During this terrible pandemic, Ecclesiastes 3 above is good counsel for us. Although its season already seems far too long, COVID-19 will pass.

Our hope and challenge are to learn from it and emerge better not just in terms of immunity but in terms of spirituality, moral strength and solidarity with our fellow human beings the world over.

Our country’s terrible toll, the highest by far of any nation in the world, is due, in some measure, to our divisiveness and lack of concern and compassion for the disadvantaged. It is therefore a time to embrace all our fellow human beings worldwide, to take down our walls, whether virtual or of steel and concrete, and to accept that we can only overcome the virus if we work together.

Within our borders, we have to work for the safety of all, regardless of color or creed, immigrant, guest worker or citizen, free or in prison, poor or rich, with special care for essential workers who plant, till and harvest our sustenance and the first responders, nurses, doctors and maintenance workers caring for the sick.

This indeed is a time to die and a time to grieve, but it is also a time to live as fully as we can during our time here, whether long or short. At Thanksgiving, we have much more to be thankful for than in ordinary times.

If we have a roof over our heads, we can, besides being grateful, lobby for those facing foreclosure or eviction. If our table has sufficient food, we can speak out for the millions going hungry and find ways to help.

If we know that our loved ones, scattered all over the country, are alive and well, we can empathize with the 545 children taken from their parents by immigration authorities at our southern border in 2018 who are still not reunited with parents who cannot be found.

As Pope Francis said in the documentary “Francesco,” “It’s cruelty, and separating kids from parents goes against natural rights. … It is something a Christian cannot do. It’s cruelty of the highest form.”

The separations were the result of a policy of zero tolerance. Between October 2017 and May 2018, 2,700 children were taken from their parents while seeking refugee status at our southern border. A U.S. district judge stopped the practice, which is unlawful, and most were eventually returned, but not all.

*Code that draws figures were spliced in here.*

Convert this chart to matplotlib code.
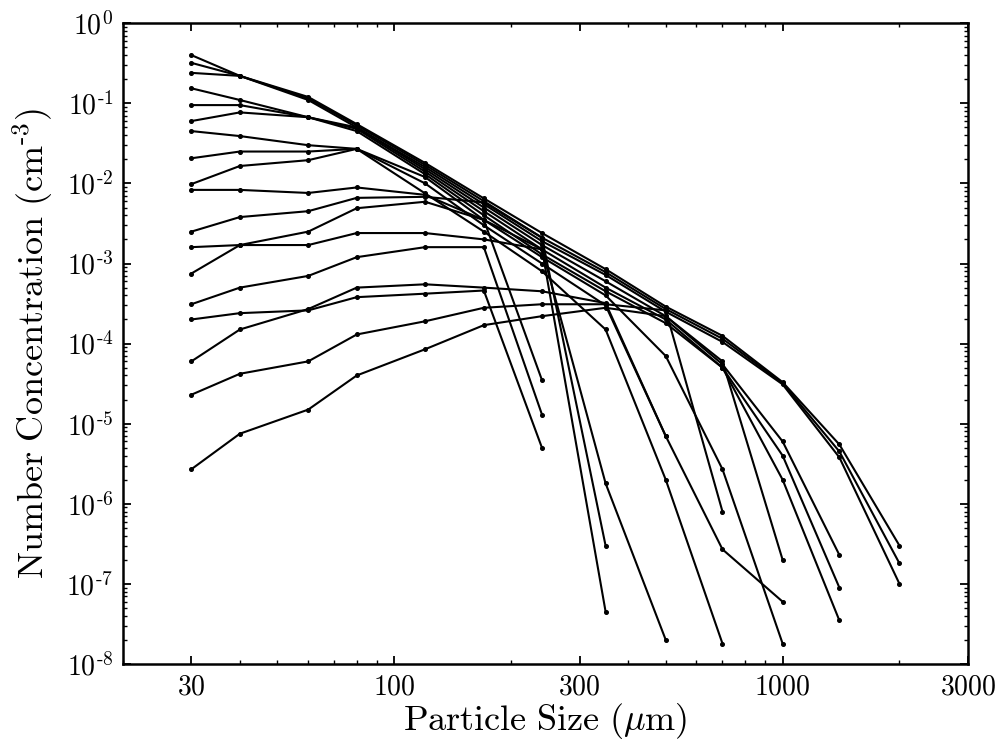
import numpy as np
import matplotlib
matplotlib.use('Agg')
import matplotlib.pyplot as plt
from matplotlib.ticker import LogLocator, NullFormatter, FixedLocator, FixedFormatter

plt.rcParams['mathtext.fontset'] = 'cm'
plt.rcParams['font.family'] = 'serif'
plt.rcParams['font.serif'] = ['DejaVu Serif']

# particle size bins (um)
sizes = [30, 40, 60, 80, 120, 170, 240, 350, 500, 700, 1000, 1400, 2000]

# number concentration (cm^-3), each series starts at 30 um
series = [
    [0.40, 0.22, 0.12, 0.055, 0.018, 0.0065, 0.0024, 8.5e-4, 2.9e-4, 1.25e-4, 3.3e-5, 5.5e-6, 3e-7],
    [0.32, 0.22, 0.115, 0.053, 0.017, 0.006, 0.0021, 7.8e-4, 2.7e-4, 1.15e-4, 3.2e-5, 4.5e-6, 1.8e-7],
    [0.24, 0.22, 0.11, 0.05, 0.016, 0.0055, 0.0019, 7.2e-4, 2.5e-4, 1.05e-4, 3.1e-5, 3.8e-6, 1.0e-7],
    [0.154, 0.11, 0.067, 0.05, 0.015, 0.005, 0.0017, 6e-4, 2.2e-4, 5.5e-5, 6e-6, 2.3e-7],
    [0.095, 0.095, 0.067, 0.048, 0.014, 0.0045, 0.0015, 5e-4, 2e-4, 5e-5, 4e-6, 9e-8],
    [0.060, 0.077, 0.067, 0.045, 0.013, 0.004, 0.0013, 4.5e-4, 1.8e-4, 5e-5, 2e-6, 3.5e-8],
    [0.045, 0.039, 0.030, 0.027, 0.012, 0.0035, 0.0012, 4e-4, 7e-5, 2.7e-6, 1.8e-8],
    [0.0206, 0.025, 0.025, 0.027, 0.01, 0.003, 0.001, 3e-4, 7e-6, 2.7e-7, 6e-8],
    [0.0098, 0.0165, 0.0195, 0.027, 0.0075, 0.0025, 0.0008, 1.5e-4, 2e-6, 1.8e-8],
    [0.0083, 0.0083, 0.0076, 0.0089, 0.0072, 0.0035, 0.0015, 1.8e-6, 2e-8],
    [0.0025, 0.0038, 0.0045, 0.0066, 0.0068, 0.0058, 0.0021, 3e-7],
    [0.0016, 0.0017, 0.0017, 0.0024, 0.0024, 0.002, 0.0015, 4.5e-8],
    [0.00075, 0.0017, 0.0025, 0.0049, 0.0059, 0.0035, 3.5e-5],
    [0.00031, 0.0005, 0.0007, 0.0012, 0.0016, 0.0016, 1.3e-5],
    [0.0002, 0.00024, 0.00026, 0.00038, 0.00042, 0.00046, 5e-6],
    [0.00006, 0.00015, 0.00027, 0.0005, 0.00055, 0.0005, 0.00045, 0.00032, 7e-6],
    [0.000023, 0.000042, 0.00006, 0.00013, 0.00019, 0.00028, 0.00031, 0.00031, 0.00026, 8e-7],
    [0.0000027, 0.0000075, 0.000015, 0.00004, 0.000085, 0.00017, 0.00022, 0.00028, 0.00022, 0.00006, 2e-7],
]

x_ticks = [30, 100, 300, 1000, 3000]
x_tick_labels = ['30', '100', '300', '1000', '3000']
y_exponents = [0, -1, -2, -3, -4, -5, -6, -7, -8]

fig = plt.figure(figsize=(10.04, 7.49), dpi=100)
ax = fig.add_axes([0.1225, 0.1135, 0.8415, 0.8555])

for vals in series:
    ax.plot(sizes[:len(vals)], vals, color='black', linewidth=1.5,
            marker='o', markersize=2.6)

ax.set_xscale('log')
ax.set_yscale('log')
ax.set_xlim(20, 3000)
ax.set_ylim(1e-8, 1)

ax.xaxis.set_major_locator(FixedLocator(x_ticks))
ax.xaxis.set_major_formatter(FixedFormatter([r'$\mathrm{%s}$' % t for t in x_tick_labels]))
ax.xaxis.set_minor_locator(LogLocator(base=10, subs=np.arange(2, 10)))
ax.xaxis.set_minor_formatter(NullFormatter())

y_labels = []
for e in y_exponents:
    if e < 0:
        y_labels.append(r'$\mathrm{10}^{\text{-}%d}$' % (-e))
    else:
        y_labels.append(r'$\mathrm{10}^{%d}$' % e)
ax.yaxis.set_major_locator(FixedLocator([10.0 ** e for e in y_exponents]))
ax.yaxis.set_major_formatter(FixedFormatter(y_labels))
ax.yaxis.set_minor_locator(LogLocator(base=10, subs=np.arange(2, 10), numticks=20))
ax.yaxis.set_minor_formatter(NullFormatter())

ax.tick_params(which='both', direction='in', top=True, right=True, labelsize=20)
ax.tick_params(which='major', length=6, width=1.3, pad=7)
ax.tick_params(which='minor', length=3, width=1.0)
for s in ax.spines.values():
    s.set_linewidth(1.8)

ax.set_xlabel(r'$\mathrm{Particle\ Size\ (\mu m)}$', fontsize=26, labelpad=0)
ax.set_ylabel(r'$\mathrm{Number\ Concentration\ (cm}^{\text{-}3}\mathrm{)}$', fontsize=26, labelpad=8)

fig.savefig('out.png', dpi=100)
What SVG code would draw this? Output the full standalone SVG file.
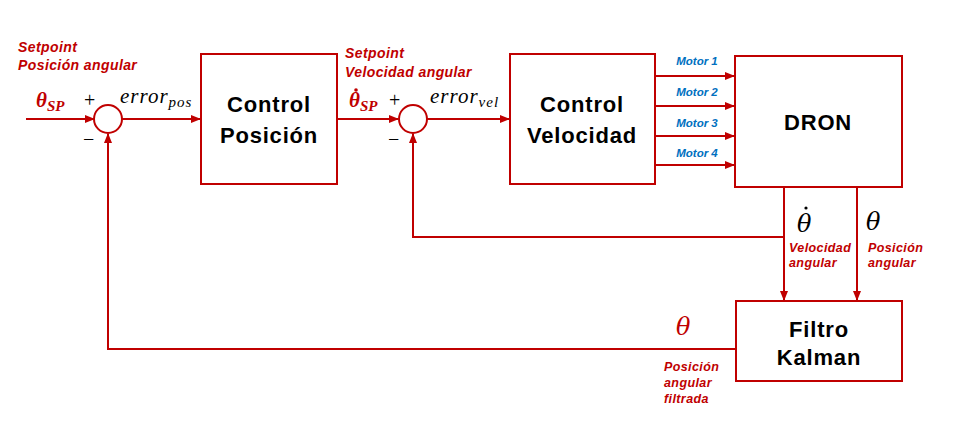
<svg xmlns="http://www.w3.org/2000/svg" width="960" height="439" viewBox="0 0 960 439">
<defs>
<marker id="ah" markerWidth="10" markerHeight="8" refX="9" refY="4" orient="auto" markerUnits="userSpaceOnUse">
<path d="M0,0 L10,4 L0,8 Z" fill="#C00000"/>
</marker>
<style>
.box{fill:#fff;stroke:#C00000;stroke-width:2}
.ln{fill:none;stroke:#C00000;stroke-width:2}
.bt{font-family:"Liberation Sans",Arial,sans-serif;font-weight:bold;font-size:22px;letter-spacing:0.8px;fill:#000;text-anchor:middle}
.lb{font-family:"Liberation Sans",Arial,sans-serif;font-weight:bold;font-style:italic;font-size:14px;letter-spacing:0.4px;fill:#C00000}
.lbs{font-family:"Liberation Sans",Arial,sans-serif;font-weight:bold;font-style:italic;font-size:12.5px;letter-spacing:0.4px;fill:#C00000}
.mt{font-family:"Liberation Sans",Arial,sans-serif;font-weight:bold;font-style:italic;font-size:11.5px;fill:#0070C0;text-anchor:middle}
.mth{font-family:"Liberation Serif","Times New Roman",serif;font-style:italic;font-size:21px;letter-spacing:1px;fill:#000}
.big{font-family:"DejaVu Serif","Liberation Serif",serif;font-style:italic;font-size:24px;fill:#000}
.sg{font-family:"Liberation Serif","Times New Roman",serif;font-size:20px;fill:#000}
.sp{font-family:"Liberation Serif","Times New Roman",serif;font-weight:bold;font-style:italic;font-size:21px;fill:#C00000}
</style>
</defs>
<rect width="960" height="439" fill="#fff"/>
<g id="connectors">
<line class="ln" x1="26" y1="119" x2="94" y2="119" marker-end="url(#ah)"/>
<line class="ln" x1="122" y1="119" x2="200" y2="119" marker-end="url(#ah)"/>
<line class="ln" x1="337" y1="119" x2="398" y2="119" marker-end="url(#ah)"/>
<line class="ln" x1="427" y1="119" x2="509" y2="119" marker-end="url(#ah)"/>
<line class="ln" x1="655" y1="76" x2="734" y2="76" marker-end="url(#ah)"/>
<line class="ln" x1="655" y1="106" x2="734" y2="106" marker-end="url(#ah)"/>
<line class="ln" x1="655" y1="136" x2="734" y2="136" marker-end="url(#ah)"/>
<line class="ln" x1="655" y1="165" x2="734" y2="165" marker-end="url(#ah)"/>
<line class="ln" x1="784" y1="187" x2="784" y2="300" marker-end="url(#ah)"/>
<line class="ln" x1="857" y1="187" x2="857" y2="300" marker-end="url(#ah)"/>
<polyline class="ln" points="784,237 413,237 413,134" marker-end="url(#ah)"/>
<polyline class="ln" points="736,349 108,349 108,134" marker-end="url(#ah)"/>
</g>
<g id="sum1">
<circle cx="108" cy="119" r="14" class="box"/>
<text class="sg" x="84" y="107">+</text>
<text class="sg" x="83" y="146">−</text>
</g>
<g id="sum2">
<circle cx="413" cy="119" r="14" class="box"/>
<text class="sg" x="389" y="107">+</text>
<text class="sg" x="388" y="146">−</text>
</g>
<g id="controlPosicion">
<rect class="box" x="201" y="54" width="136" height="130"/>
<text class="bt" x="269" y="112">Control</text>
<text class="bt" x="269" y="143">Posición</text>
</g>
<g id="controlVelocidad">
<rect class="box" x="510" y="54" width="145" height="130"/>
<text class="bt" x="582" y="112">Control</text>
<text class="bt" x="582" y="143">Velocidad</text>
</g>
<g id="dron">
<rect class="box" x="735" y="56" width="167" height="131"/>
<text class="bt" x="818" y="130">DRON</text>
</g>
<g id="filtroKalman">
<rect class="box" x="736" y="301" width="166" height="80"/>
<text class="bt" x="819" y="337">Filtro</text>
<text class="bt" x="819" y="365">Kalman</text>
</g>
<g id="labels">
<text class="lb" x="18" y="52">Setpoint</text>
<text class="lb" x="18" y="70">Posición angular</text>
<text class="sp" x="36" y="107">θ<tspan style="font-size:15px" dy="4">SP</tspan></text>
<text class="mth" x="120" y="103">error<tspan style="font-size:15px" dy="4">pos</tspan></text>
<text class="lb" x="345" y="58">Setpoint</text>
<text class="lb" x="345" y="77">Velocidad angular</text>
<text class="sp" x="349" y="107">θ<tspan style="font-size:15px" dy="4">SP</tspan></text>
<circle cx="356" cy="90" r="1.8" fill="#C00000"/>
<text class="mth" x="430" y="103">error<tspan style="font-size:15px" dy="4">vel</tspan></text>
<text class="mt" x="697" y="65">Motor 1</text>
<text class="mt" x="697" y="96">Motor 2</text>
<text class="mt" x="697" y="127">Motor 3</text>
<text class="mt" x="697" y="157">Motor 4</text>
<text class="big" x="797" y="232">θ</text>
<circle cx="806" cy="208" r="1.6" fill="#000"/>
<text class="big" x="866" y="230">θ</text>
<text class="lbs" x="789" y="252">Velocidad</text>
<text class="lbs" x="789" y="267">angular</text>
<text class="lbs" x="868" y="252">Posición</text>
<text class="lbs" x="868" y="267">angular</text>
<text class="big" x="676" y="335" style="fill:#C00000">θ</text>
<text class="lbs" x="664" y="371">Posición</text>
<text class="lbs" x="664" y="387">angular</text>
<text class="lbs" x="664" y="403">filtrada</text>
</g>
</svg>
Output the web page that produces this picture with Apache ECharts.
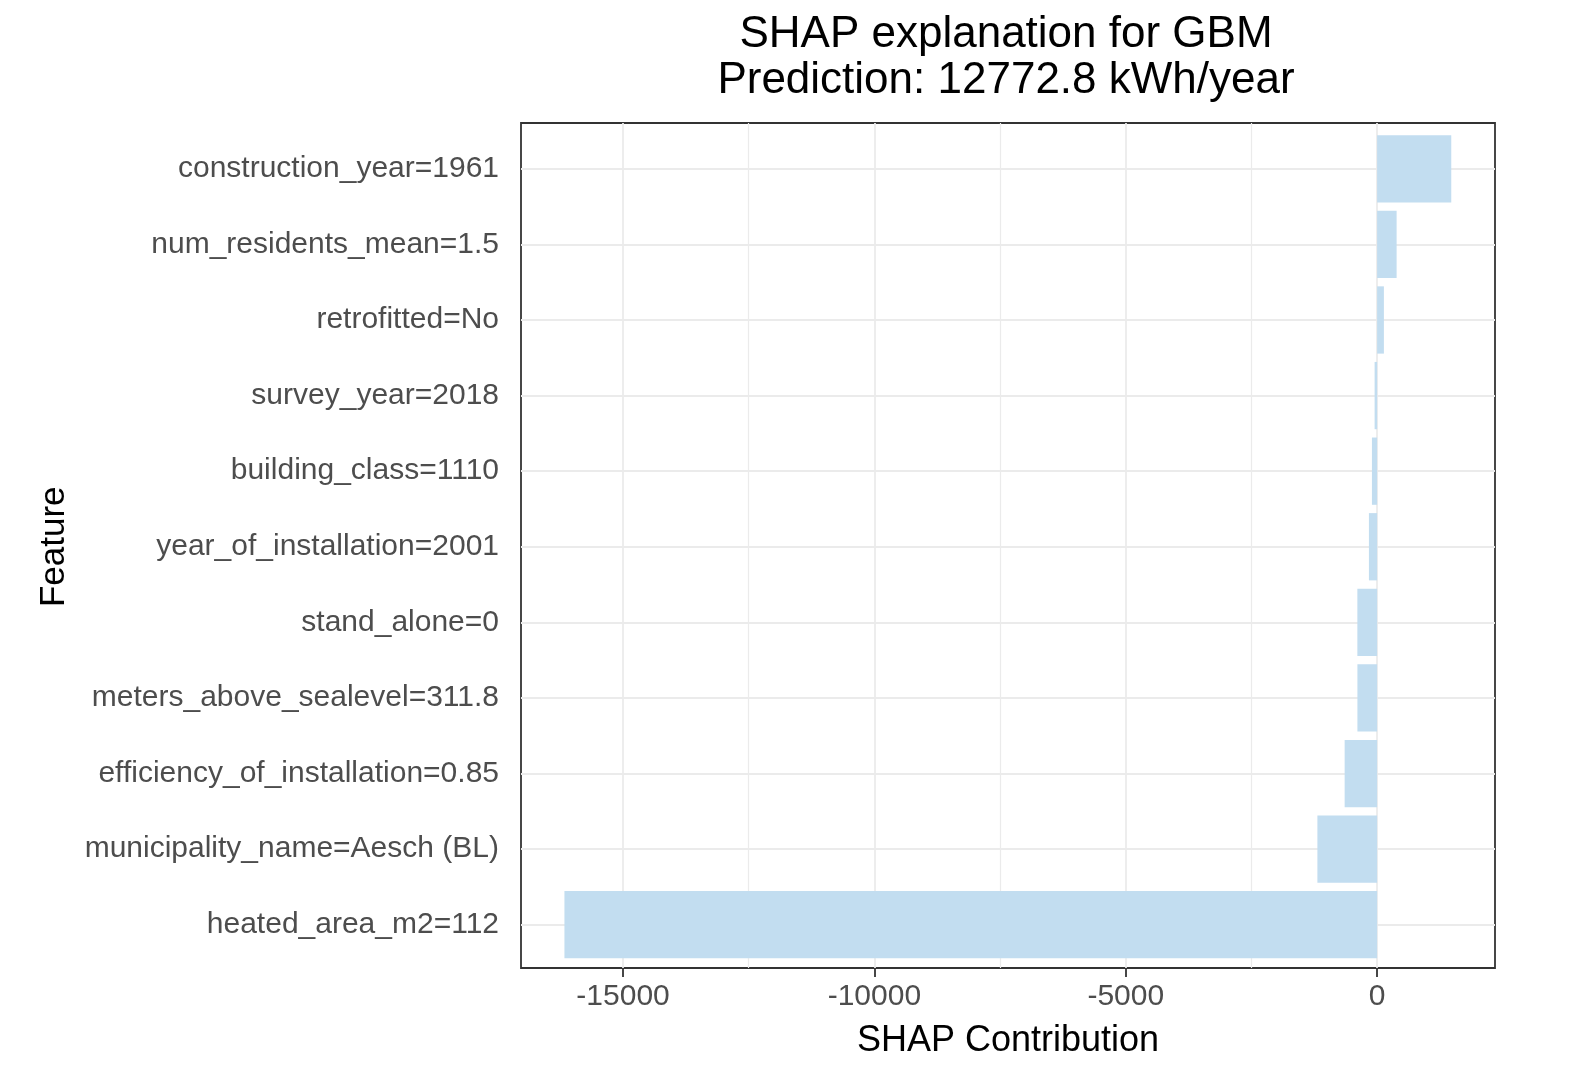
<!DOCTYPE html>
<html>
<head>
<meta charset="utf-8">
<script src="https://cdn.jsdelivr.net/npm/echarts@6/dist/echarts.min.js"></script>
<style>
html,body{margin:0;padding:0;background:#fff;}
#chart{width:1577px;height:1089px;}
</style>
</head>
<body>
<div id="chart"></div>
<script>
// Data (top to bottom)
const features = [
  'construction_year=1961',
  'num_residents_mean=1.5',
  'retrofitted=No',
  'survey_year=2018',
  'building_class=1110',
  'year_of_installation=2001',
  'stand_alone=0',
  'meters_above_sealevel=311.8',
  'efficiency_of_installation=0.85',
  'municipality_name=Aesch (BL)',
  'heated_area_m2=112'
];
const shapValues = [1475, 388, 135, -50, -103, -163, -393, -392, -646, -1188, -16166];
const majorTicks = [-15000, -10000, -5000, 0];
const minorTicks = [-12500, -7500, -2500];
const titleLines = ['SHAP explanation for GBM', 'Prediction: 12772.8 kWh/year'];
const xTitle = 'SHAP Contribution';
const yTitle = 'Feature';

const X_MIN = -17030, X_MAX = 2345;
const FONT = '"Liberation Sans", Arial, Helvetica, sans-serif';

const chart = echarts.init(document.getElementById('chart'), null, {renderer: 'canvas'});

const option = {
  backgroundColor: '#ffffff',
  animation: false,
  graphic: [
    {type: 'text', x: 1006, y: 35, z: 10,
     style: {text: titleLines[0], font: '44px ' + FONT, fill: '#000', textAlign: 'center', textVerticalAlign: 'middle'}},
    {type: 'text', x: 1006, y: 81, z: 10,
     style: {text: titleLines[1], font: '44px ' + FONT, fill: '#000', textAlign: 'center', textVerticalAlign: 'middle'}}
  ],
  grid: [
    {left: 521, right: 82, top: 123, bottom: 121, show: true, borderColor: '#333333', borderWidth: 1.8, backgroundColor: 'transparent', containLabel: false},
    {left: 521, right: 82, top: 131, bottom: 126.5, show: false, containLabel: false}
  ],
  xAxis: [
    {
      type: 'value', gridIndex: 0, min: X_MIN, max: X_MAX, position: 'bottom',
      axisLine: {show: false},
      axisTick: {show: true, customValues: majorTicks, length: 9, lineStyle: {color: '#333333', width: 1.8}},
      axisLabel: {show: true, customValues: majorTicks, margin: 14, color: '#4d4d4d', fontSize: 30, fontFamily: FONT,
                  formatter: v => String(v)},
      splitLine: {show: true, lineStyle: {color: '#ebebeb', width: 1.8}},
      name: xTitle, nameLocation: 'middle', nameGap: 55,
      nameTextStyle: {color: '#000', fontSize: 36, fontFamily: FONT}
    },
    {
      type: 'value', gridIndex: 0, min: X_MIN, max: X_MAX, position: 'bottom',
      axisLine: {show: false},
      axisTick: {show: false, customValues: minorTicks},
      axisLabel: {show: false},
      splitLine: {show: true, lineStyle: {color: '#ebebeb', width: 1.2}}
    },
    {
      type: 'value', gridIndex: 1, min: X_MIN, max: X_MAX, show: false,
      splitLine: {show: false}
    }
  ],
  yAxis: [
    {type: 'value', gridIndex: 0, show: false, splitLine: {show: false}},
    {
      type: 'category', gridIndex: 1, data: features, inverse: true,
      axisLine: {show: false},
      axisTick: {show: true, alignWithLabel: true, length: 9, lineStyle: {color: '#333333', width: 1.8}},
      axisLabel: {interval: 0, margin: 22, color: '#4d4d4d', fontSize: 30, fontFamily: FONT, padding: [5, 0, 0, 0]},
      splitLine: {show: false},
      name: yTitle, nameLocation: 'middle', nameRotate: 90, nameGap: 449,
      nameTextStyle: {color: '#000', fontSize: 35, fontFamily: FONT}
    }
  ],
  series: [
    {
      type: 'line', xAxisIndex: 2, yAxisIndex: 1, data: [], z: 1, silent: true,
      markLine: {
        silent: true, symbol: 'none', z: 1, animation: false,
        label: {show: false},
        lineStyle: {color: '#ebebeb', width: 1.8, type: 'solid'},
        data: features.map(f => ({yAxis: f}))
      }
    },
    {
      type: 'bar', xAxisIndex: 2, yAxisIndex: 1, data: shapValues, z: 3,
      barCategoryGap: '11%',
      itemStyle: {color: '#c2ddf0'},
      silent: true
    }
  ]
};
chart.setOption(option);
</script>
</body>
</html>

In a recent article in the Jesuit magazine, America, by J.D. Long-Garcia, a senior editor, Sister Norma Pimentel, of the Missionaries of Jesus, executive director of Catholic Charities of the Rio Grande Valley in Brownsville, Texas, said: “I was in the cells of the detention facility with children all around me crying, with their faces full of tears. And I’m there crying with them.”

So, even as we experience fear during this time, we need to see beyond our own troubles to the needs of others.

Only then will a time to weep turn into a time to laugh, and a time to mourn turn into time to dance. For now, though, social distance!